The need to protect existing investment, of course, is a strong one. The whitepaper produced by Sybase and IDC concludes with the idea that although many risk managers believe that they're in a far better place, in terms of data management and analysis, than they were in the past few years, there are hindrances. Rip-and-replace tech projects are time-consuming and expensive to undertake, and consolidation is often a preferred approach, particularly when an organization may have 20 different risk management systems operating across divisions.
Forward Pressure
The more successful projects, Grant says, are those where risk is increasingly more integrated with the front-office staff. The trading floor is where investment has historically gone, and that mindset still exists, even if it is changing. If a CRO can demonstrate, effectively, a business case for a large-scale risk data project across an enterprise, and how it will deliver real benefit to the profit-making engines, then naturally they will enjoy more success.
"Everyone has a slightly different view on how to run their business and the value that risk has in improving their day-to-day processes," says Grant. "But, certainly, where risk has heavy involvement, and there's proactive engagement from the front office to the risk environment, that's where it becomes easier to justify the business case.

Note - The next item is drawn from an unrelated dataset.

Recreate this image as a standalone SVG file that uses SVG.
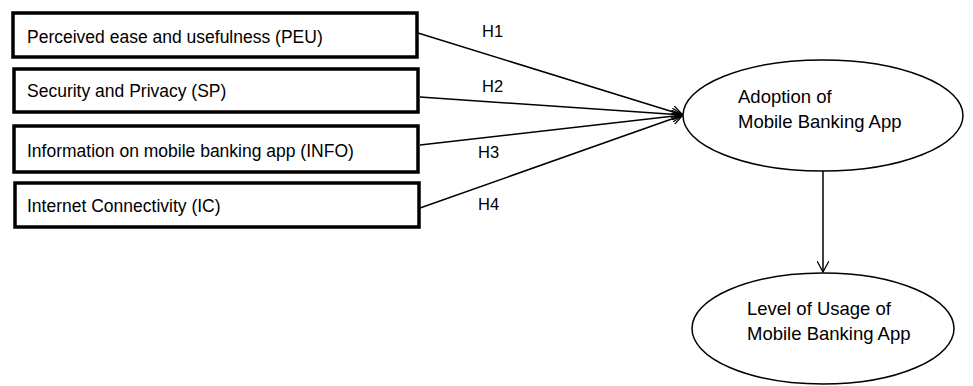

You have a direct impact on the front office capabilities, then."
The Bottom Line
A potent cocktail of IT complexity arising from in-house developments and expensive replacement projects means that holistic data views across silos are not as simple as might be expected.
Although the technology exists to perform this task, CROs are still hindered by the need to produce immediate, short-term tactical business benefits when the real positives may be long-term in nature, in order to gain approval.
However, the increase in investment within risk departments, and their integration at the most senior levels of a business are encouraging signs. Risk is now a strategic partner, rather than a back-corner desk.